Autonomie stratégique et indépendance, 2 pans principaux
Pour illustrer ce point, Vincent Coudrin explique : « l’idée, c’est de conduire son destin sans se faire imposer une volonté. Cela a été cité au cours de la mission parlementaire « résilience nationale », avec l’idée d’indépendance vis-à-vis de l’extérieur, d’un côté, et d’autonomie sur le plan intérieur, de l’autre ».
Concrètement que cela suppose-t-il ? Utiliser des ressources IT « hors de portée des dispositions extraterritoriales d’un droit non européen ». Il s’agit donc « d’articuler le sécuritaire avec l’isolation juridique ».
Souveraineté et sécurité des données (note de l’auteur)
Il est en effet clef de valider que le fournisseur de cloud n’est pas soumis aux lois extraterritoriales. Le fait que par exemple les datacenters d’un fournisseur de cloud non–européen soient situés en Europe n’est en aucun cas une garantie totale d’immunité aux lois extraterritoriales. En effet, les hyperscalers sont par exemple soumis au Cloud Act ou au Fisa, qui permettent une réquisition des données par l’Etat américain en dehors du territoire américain.
Plus largement le cloud souverain permet ainsi aux organisations de se conformer aux régulations locales et européennes telles que le RGPD (Règlement Général sur la Protection des Données), qui impose des règles strictes sur le traitement et le transfert des données personnelles.
Résilience, cybersécurité, indépendance
Par résilience, on entend la capacité d’un système cloud à résister à des incidents et à se rétablir rapidement après des événements perturbateurs. Ces événements peuvent inclure des pannes de matériel, des coupures de réseau, des cyberattaques ou des catastrophes naturelles. L’objectif principal est d’assurer la continuité des services et la protection des données sans interruption significative.
« Il faut que les offres soient résilientes.

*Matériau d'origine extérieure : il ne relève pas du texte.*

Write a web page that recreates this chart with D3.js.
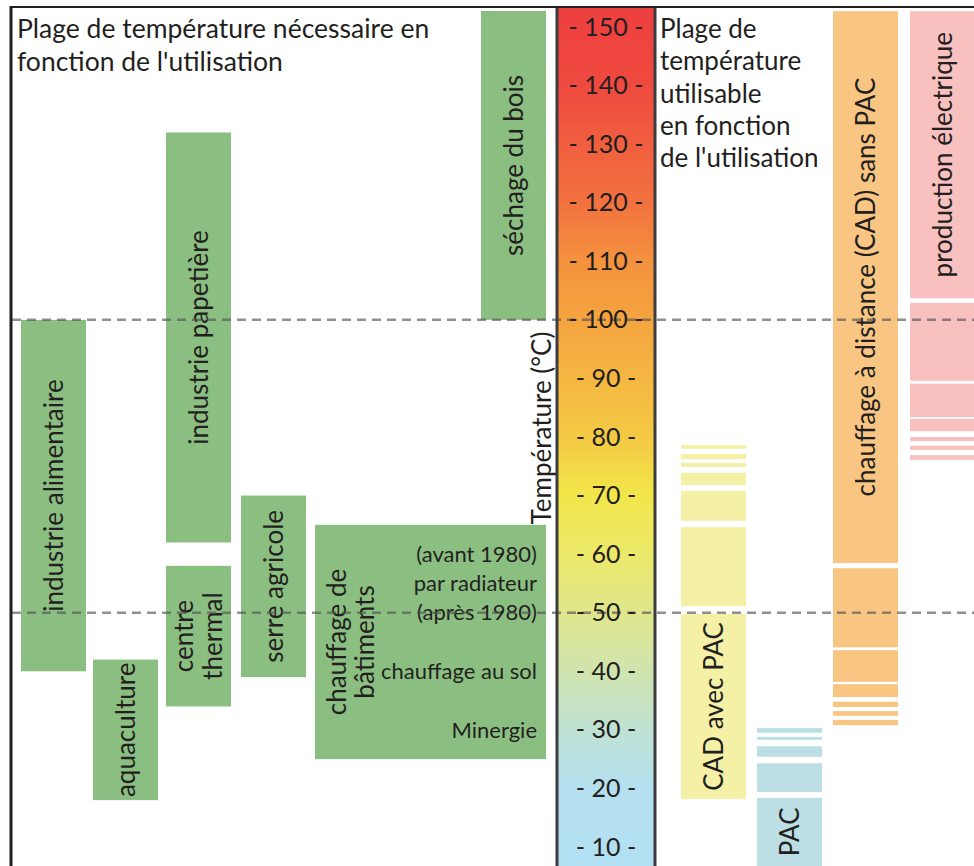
<!DOCTYPE html>
<html>
<head>
<meta charset="utf-8">
<script src="https://cdnjs.cloudflare.com/ajax/libs/d3/7.8.5/d3.min.js"></script>
<style>
  body { margin: 0; background: #fff; }
  text { font-family: Lato, "Open Sans", sans-serif; fill: #231f20; }
</style>
</head>
<body>
<div id="chart"></div>
<script>
// needed temperature ranges per use (°C)
const needNames = ["industrie alimentaire", "aquaculture", "industrie papetière", "centre\nthermal",
                   "serre agricole", "chauffage de\nbâtiments", "séchage du bois"];
const needLow  = [40, 18, 62, 34, 39, 25, 100];
const needHigh = [100, 42, 132, 58, 70, 65, 153];
const needLane = ["a", "b", "c", "c", "d", "e", "f"];

// notes inside the building heating box
const heatNotes = ["(avant 1980)", "par radiateur", "(après 1980)", "chauffage au sol", "Minergie"];
const heatNoteTemp = [60, 55, 50, 40, 30];

// usable temperature ranges (split in stripes)
const supplyNames = ["CAD avec PAC", "PAC", "chauffage à distance (CAD) sans PAC", "production électrique"];
const cadAvecPac = [[18.2, 49.8], [51.1, 64.6], [65.7, 70.8], [71.8, 73.9], [74.9, 75.6], [76.2, 77.1], [78.0, 78.6]];
const pac = [[5, 18.4], [19.4, 24.3], [25.4, 27.2], [28.3, 28.8], [29.5, 30.3]];
const cadSansPac = [[30.8, 31.7], [32.4, 33.2], [33.9, 34.8], [35.6, 37.8], [38.2, 43.6], [44.1, 57.6], [58.5, 152.7]];
const prodElec = [[76.1, 76.9], [77.8, 78.5], [79.3, 80.0], [81.0, 83.1], [83.4, 89.1], [89.6, 102.9], [103.7, 152.7]];
const supplyLabelSeg = [0, 0, 6, 6];

// temperature scale ticks
const tempTicks = d3.range(10, 151, 10);
const gradTemps  = [5, 20, 30, 40, 50, 60, 70, 80, 100, 110, 120, 140, 155];
const gradColors = ["#b3e0f3", "#b4e0ef", "#bfe2d4", "#d0e4ae", "#dfe68c", "#ece96a", "#f2e64a", "#f4c944", "#f5a43f", "#f4923e", "#f2723f", "#ef4a3f", "#ee3e3f"];

const width = 974, height = 866;

const svg = d3.select("#chart").append("svg")
    .attr("width", width)
    .attr("height", height);

const y = d3.scaleLinear().domain([10, 150]).range([847, 27]);

// lanes for the green boxes
const laneX = d3.scaleOrdinal().domain(["a", "b", "c", "d", "e", "f"]).range([21, 93, 166, 241, 315, 481]);
const laneW = 65;
const wideW = 231; // chauffage de bâtiments box
const supplyX = d3.scaleOrdinal().domain(supplyNames).range([681, 757, 833, 910]);

const colGreen = "#8bbf81";
const supplyColor = d3.scaleOrdinal().domain(supplyNames).range(["#f4f1a6", "#bcdfe5", "#f8c583", "#f8c0bf"]);

// gradient for the temperature column
const defs = svg.append("defs");
const grad = defs.append("linearGradient")
    .attr("id", "tempGrad")
    .attr("gradientUnits", "userSpaceOnUse")
    .attr("x1", 0).attr("x2", 0)
    .attr("y1", y(gradTemps[0])).attr("y2", y(gradTemps[gradTemps.length - 1]));
grad.selectAll("stop")
  .data(gradTemps)
  .enter().append("stop")
    .attr("offset", (d) => (d - gradTemps[0]) / (gradTemps[gradTemps.length - 1] - gradTemps[0]))
    .attr("stop-color", (d, i) => gradColors[i]);

svg.append("rect")
    .attr("x", 557).attr("y", 8)
    .attr("width", 98).attr("height", height - 8)
    .attr("fill", "url(#tempGrad)");

// green "need" boxes
const needData = needNames.map((n, i) => ({name: n, lo: needLow[i], hi: needHigh[i], lane: needLane[i], i: i}));
const boxW = (d) => d.i === 5 ? wideW : laneW;

svg.append("g").selectAll("rect")
  .data(needData)
  .enter().append("rect")
    .attr("x", (d) => laneX(d.lane))
    .attr("y", (d) => Math.max(y(d.hi), 11))
    .attr("width", boxW)
    .attr("height", (d) => y(d.lo) - Math.max(y(d.hi), 11))
    .attr("fill", colGreen);

// vertical labels of the green boxes
needData.forEach(function(d) {
  const lines = d.name.split("\n");
  let cx = laneX(d.lane) + laneW / 2;
  let cy = (Math.max(y(d.hi), 11) + y(d.lo)) / 2;
  if (d.i === 5) cx = laneX(d.lane) + 36;
  const t = svg.append("text")
      .attr("transform", `translate(${cx},${cy}) rotate(-90)`)
      .attr("text-anchor", "middle")
      .style("font-size", "26px");
  lines.forEach(function(l, k) {
    t.append("tspan")
      .attr("x", 0)
      .attr("dy", k === 0 ? (0.35 - (lines.length - 1) * 0.55) + "em" : "1.1em")
      .text(l);
  });
});

// notes in the building heating box
svg.append("g").selectAll("text")
  .data(heatNotes)
  .enter().append("text")
    .attr("x", laneX("e") + wideW - 9)
    .attr("y", (d, i) => y(heatNoteTemp[i]))
    .attr("dy", "0.35em")
    .attr("text-anchor", "end")
    .style("font-size", "22px")
    .text((d) => d);

// supply stripes
const supplySeries = [cadAvecPac, pac, cadSansPac, prodElec];
supplySeries.forEach(function(segs, s) {
  const name = supplyNames[s];
  svg.append("g").selectAll("rect")
    .data(segs)
    .enter().append("rect")
      .attr("x", supplyX(name))
      .attr("y", (d) => y(d[1]))
      .attr("width", s === 3 ? width - supplyX(name) : laneW)
      .attr("height", (d) => y(d[0]) - y(d[1]))
      .attr("fill", supplyColor(name));
  const seg = segs[supplyLabelSeg[s]];
  const cy = (Math.min(y(seg[0]), height) + y(seg[1])) / 2;
  svg.append("text")
      .attr("transform", `translate(${supplyX(name) + laneW / 2},${cy}) rotate(-90)`)
      .attr("text-anchor", "middle")
      .attr("dy", "0.35em")
      .style("font-size", "26px")
      .text(name);
});

// reference dashed lines at 100 and 50 °C
svg.append("g").selectAll("line")
  .data([100, 50])
  .enter().append("line")
    .attr("x1", 12).attr("x2", width)
    .attr("y1", (d) => y(d)).attr("y2", (d) => y(d))
    .attr("stroke", "#555")
    .attr("stroke-opacity", 0.65)
    .attr("stroke-width", 2.5)
    .attr("stroke-dasharray", "9,6");

// borders
svg.append("line").attr("x1", 557).attr("x2", 557).attr("y1", 7).attr("y2", height)
    .attr("stroke", "#3c3c3e").attr("stroke-width", 3);
svg.append("line").attr("x1", 655).attr("x2", 655).attr("y1", 7).attr("y2", height)
    .attr("stroke", "#3c3c3e").attr("stroke-width", 3);
svg.append("line").attr("x1", 11).attr("x2", 11).attr("y1", 6).attr("y2", height)
    .attr("stroke", "#231f20").attr("stroke-width", 3);
svg.append("line").attr("x1", 10).attr("x2", width).attr("y1", 7).attr("y2", 7)
    .attr("stroke", "#231f20").attr("stroke-width", 2);

// temperature ticks on the colour column
const axis = svg.append("g")
    .attr("transform", "translate(606,0)")
    .call(d3.axisRight(y).tickValues(tempTicks).tickSize(0).tickPadding(0).tickFormat((d) => `- ${d} -`));
axis.select(".domain").remove();
axis.selectAll("text")
    .attr("text-anchor", "middle")
    .attr("x", 0)
    .style("font-family", "Lato, sans-serif")
    .style("font-size", "25px")
    .attr("fill", "#231f20");

// axis title
svg.append("text")
    .attr("transform", `translate(542,${428}) rotate(-90)`)
    .attr("text-anchor", "middle")
    .attr("dy", "0.35em")
    .style("font-size", "26px")
    .text("Température (°C)");

// titles
const leftTitle = ["Plage de température nécessaire en", "fonction de l'utilisation"];
svg.append("g").selectAll("text")
  .data(leftTitle)
  .enter().append("text")
    .attr("x", 17)
    .attr("y", (d, i) => 38 + i * 33)
    .style("font-size", "26.5px")
    .text((d) => d);

const rightTitle = ["Plage de", "température", "utilisable", "en fonction", "de l'utilisation"];
svg.append("g").selectAll("text")
  .data(rightTitle)
  .enter().append("text")
    .attr("x", 660)
    .attr("y", (d, i) => 38 + i * 32.3)
    .style("font-size", "26px")
    .text((d) => d);
</script>
</body>
</html>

Si un service de stockage n’est disponible que dans un seul datacenter, vous ne serez pas souverain en l’utilisant », illustre Vincent Coudrin.
En matière de cybersécurité, l’Etat souhaite se tourner vers des offres répondant « aux critères de la certification SecNumCloud » pour les besoins d’hébergement des données dites « sensibles » comme le précise la circulaire « Cloud au centre ». A noter que le référentiel SecNumCloud garantit une isolation aux lois extraterritoriales et donc une souveraineté.

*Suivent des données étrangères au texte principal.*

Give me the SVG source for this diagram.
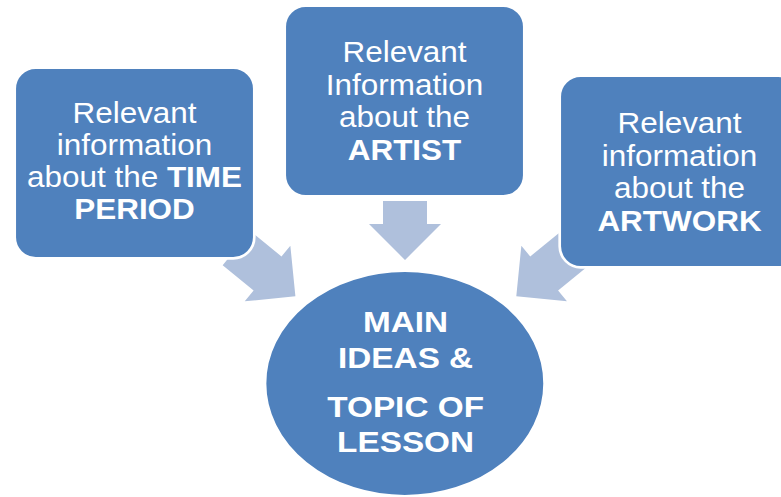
<svg xmlns="http://www.w3.org/2000/svg" width="781" height="497" viewBox="0 0 781 497">
<style>
.box{fill:#4F81BD;stroke:#FFFFFF;stroke-width:2.7}
.arrow{fill:#AFC0DC;stroke:none}
.t{font-family:"Liberation Sans",Arial,sans-serif;fill:#FFFFFF;text-anchor:middle;font-size:29px}
.b{font-weight:bold}
</style>
<rect width="781" height="497" fill="#FFFFFF"/>
<g id="connectors">
<polygon class="arrow" points="-76,-22 -36,-22 -36,-36 0,0 -36,36 -36,22 -76,22" transform="translate(295.4,296.3) rotate(39.3)"/>
<polygon class="arrow" points="-59,-22 -36,-22 -36,-36 0,0 -36,36 -36,22 -59,22" transform="translate(405,260) rotate(90)"/>
<polygon class="arrow" points="-76,-22 -36,-22 -36,-36 0,0 -36,36 -36,22 -76,22" transform="translate(516.3,296.3) rotate(140.7)"/>
</g>
<g id="time-period">
<rect class="box" x="14.7" y="67.7" width="239.6" height="190.6" rx="21"/>
<text class="t" transform="matrix(1.085,0,0,1,134.5,0)"><tspan x="0" y="123.5">Relevant</tspan><tspan x="0" y="155.5">information</tspan><tspan x="0" y="187.5">about the <tspan class="b">TIME</tspan></tspan><tspan class="b" x="0" y="219.5">PERIOD</tspan></text>
</g>
<g id="artist">
<rect class="box" x="284.7" y="5.7" width="239.6" height="190.6" rx="21"/>
<text class="t" transform="matrix(1.085,0,0,1,404.5,0)"><tspan x="0" y="62.5">Relevant</tspan><tspan x="0" y="95">Information</tspan><tspan x="0" y="127.5">about the</tspan><tspan class="b" x="0" y="160">ARTIST</tspan></text>
</g>
<g id="artwork">
<rect class="box" x="559.7" y="75.7" width="239.6" height="191.6" rx="21"/>
<text class="t" transform="matrix(1.085,0,0,1,679.5,0)"><tspan x="0" y="133.5">Relevant</tspan><tspan x="0" y="166">information</tspan><tspan x="0" y="198.5">about the</tspan><tspan class="b" x="0" y="231">ARTWORK</tspan></text>
</g>
<g id="main-ideas">
<ellipse class="box" cx="404.8" cy="383.5" rx="139.8" ry="112.8"/>
<text class="t b" style="font-size:29.5px" transform="matrix(1.13,0,0,1,405.6,0)"><tspan x="0" y="331.7">MAIN</tspan><tspan x="0" y="367.7">IDEAS &amp;</tspan><tspan x="0" y="416.7">TOPIC OF</tspan><tspan x="0" y="451.7">LESSON</tspan></text>
</g>
</svg>
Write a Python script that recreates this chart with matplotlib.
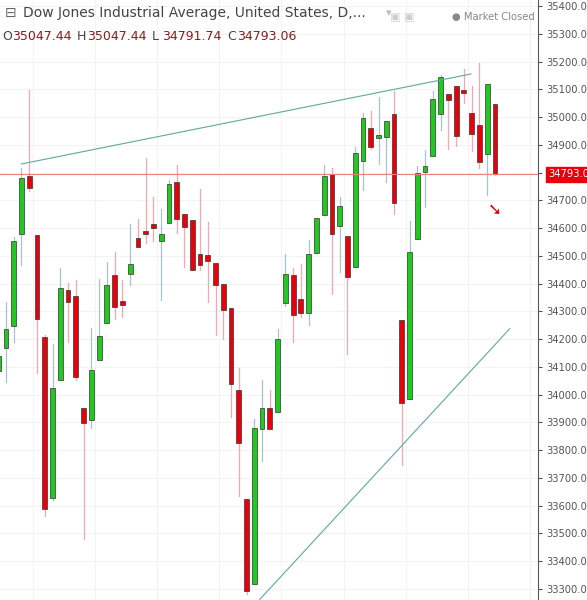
import numpy as np
import matplotlib.pyplot as plt
from matplotlib.patches import Rectangle

# daily OHLC
opens = [34085, 34168, 34248, 34578, 34787, 34575, 34209, 33628, 34053, 34378,
         34354, 33950, 33909, 34124, 34257, 34432, 34337, 34435, 34563, 34588,
         34615, 34553, 34619, 34767, 34650, 34629, 34506, 34502, 34475, 34399,
         34312, 34016, 33624, 33317, 33876, 33950, 33936, 34330, 34432, 34343,
         34294, 34509, 34647, 34794, 34606, 34571, 34460, 34842, 34959, 34925,
         34928, 35012, 34267, 33985, 34560, 34801, 34859, 35012, 35082, 35112,
         35097, 35015, 34970, 34867, 35047.44]
highs = [34181, 34333, 34567, 34815, 35097, 34575, 34216, 34181, 34457, 34402,
         34413, 33950, 34239, 34415, 34477, 34512, 34413, 34615, 34633, 34853,
         34712, 34670, 34774, 34826, 34650, 34629, 34742, 34622, 34475, 34399,
         34312, 34095, 33624, 33913, 34051, 34016, 34237, 34505, 34457, 34471,
         34556, 34636, 34826, 34815, 34712, 34571, 34891, 35014, 35021, 35072,
         34987, 35093, 34267, 34625, 34822, 34880, 35093, 35150, 35082, 35112,
         35173, 35111, 35194, 35118, 35047.44]
lows = [34044, 34044, 34188, 34468, 34732, 34078, 33562, 33620, 34053, 34188,
        34051, 33479, 33878, 34124, 34257, 34271, 34278, 34395, 34533, 34546,
        34553, 34340, 34619, 34581, 34460, 34449, 34450, 34333, 34216, 34202,
        33920, 33633, 33280, 33317, 33761, 33876, 33936, 34319, 34191, 34278,
        34250, 34509, 34647, 34363, 34440, 34147, 34460, 34736, 34884, 34831,
        34765, 34652, 33748, 33985, 34560, 34677, 34859, 34953, 34884, 34897,
        35049, 34877, 34815, 34718, 34791.74]
closes = [34140, 34237, 34553, 34780, 34743, 34271, 33589, 34023, 34385, 34333,
          34064, 33899, 34088, 34212, 34395, 34315, 34323, 34471, 34533, 34578,
          34601, 34578, 34760, 34632, 34603, 34449, 34468, 34482, 34395, 34303,
          34037, 33826, 33293, 33878, 33950, 33876, 34202, 34436, 34285, 34294,
          34505, 34636, 34787, 34578, 34681, 34425, 34870, 34998, 34891, 34935,
          34987, 34691, 33968, 34515, 34798, 34823, 35065, 35145, 35063, 34932,
          35085, 34939, 34838, 35118, 34793.06]
price_ticks = np.arange(33300, 35401, 100)
last_price = 34793.06
upper_line = ([3.0, 60.9], [34831, 35155])
lower_line = ([33.7, 65.9], [33262, 34237])

GREEN = '#1fc91f'
RED = '#e8000b'

fig = plt.figure(figsize=(5.87, 6.0), dpi=100)
ax = fig.add_axes([0, 0, 538 / 587, 1])
ax.set_xlim(0.23, 69.55)
ax.set_ylim(33260, 35421.6)

for p in price_ticks:
    ax.axhline(p, color='#f3f3f3', lw=0.8, zorder=0)
for xv in range(-4, 70, 8):
    ax.axvline(xv + 0.5, color='#f3f3f3', lw=0.8, zorder=0)

w = 0.62
for i, (o, h, l, c) in enumerate(zip(opens, highs, lows, closes)):
    up = c >= o
    col = GREEN if up else RED
    wick = '#a9c3cc' if up else '#f4a7ad'
    ax.plot([i, i], [l, h], color=wick, lw=0.9, zorder=1)
    lo, hi = min(o, c), max(o, c)
    ax.add_patch(Rectangle((i - w / 2, lo), w, max(hi - lo, 6),
                           facecolor=col, edgecolor='#333333', lw=0.5, zorder=2))

ax.plot(*upper_line, color='#5fa8a0', lw=0.8, zorder=3)
ax.plot(*lower_line, color='#5fa8a0', lw=0.8, zorder=3)
ax.axhline(last_price, color='#f08080', lw=0.8, zorder=3)

ax.text(64.0, 34665, '\u2798', fontsize=12, color=RED, ha='center', va='center',
        fontweight='bold')

ax.set_xticks([])
ax.set_yticks(price_ticks)
ax.yaxis.tick_right()
ax.set_yticklabels(['%.2f' % p for p in price_ticks], fontsize=7.2, color='#555555')
ax.tick_params(axis='y', length=3, color='#555555', pad=3)
for s in ['top', 'left', 'bottom']:
    ax.spines[s].set_visible(False)
ax.spines['right'].set_color('#555555')

ax.text(1.02, (last_price - 33260) / (35421.6 - 33260), '34793.06', transform=ax.transAxes,
        fontsize=7.2, color='white', va='center', ha='left',
        bbox=dict(boxstyle='square,pad=0.25', fc=RED, ec=RED))

fig.text(0.008, 0.978, '\u229f', fontsize=10, color='#666666', va='center')
fig.text(0.04, 0.978, 'Dow Jones Industrial Average, United States, D,...',
         fontsize=10, color='#444444', va='center')
fig.text(0.658, 0.978, '\u25be', fontsize=8, color='#bbbbbb', va='center')
fig.text(0.665, 0.972, '\u25a3 \u25a3', fontsize=8, color='#cccccc', va='center')
fig.text(0.77, 0.972, '\u25cf Market Closed', fontsize=7.2, color='#888888', va='center')

x0 = 0.003
for lab, val in [('O', '35047.44'), ('H', '35047.44'), ('L', '34791.74'), ('C', '34793.06')]:
    fig.text(x0, 0.94, lab, fontsize=9, color='#444444', va='center')
    fig.text(x0 + 0.017, 0.94, val, fontsize=9, color='#8b1a1a', va='center')
    x0 += 0.128

fig.savefig('out.png', dpi=100)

En matière d’indépendance, une vigilance doit être également apportée. En effet, lorsque les technologies et les logiciels utilisés appartiennent à une entreprise française, ou européenne, et qu’elle est rachetée par une organisation non–européenne, se pose la question du transfert du contrôle.
Bon à savoir
Le choix d’un fournisseur de cloud privilégiant le recours à l’open source est une garantie en termes de réversibilité, d’indépendance et évite également de se faire imposer des conditions commerciales déloyales et le « vendor lock-in ».
En conclusion et en résumé, un « véritable » cloud souverain se doit donc d’être à l’abri des lois extraterritoriales, résilient et basé sur l’open source comme gage de réversibilité et d’indépendance.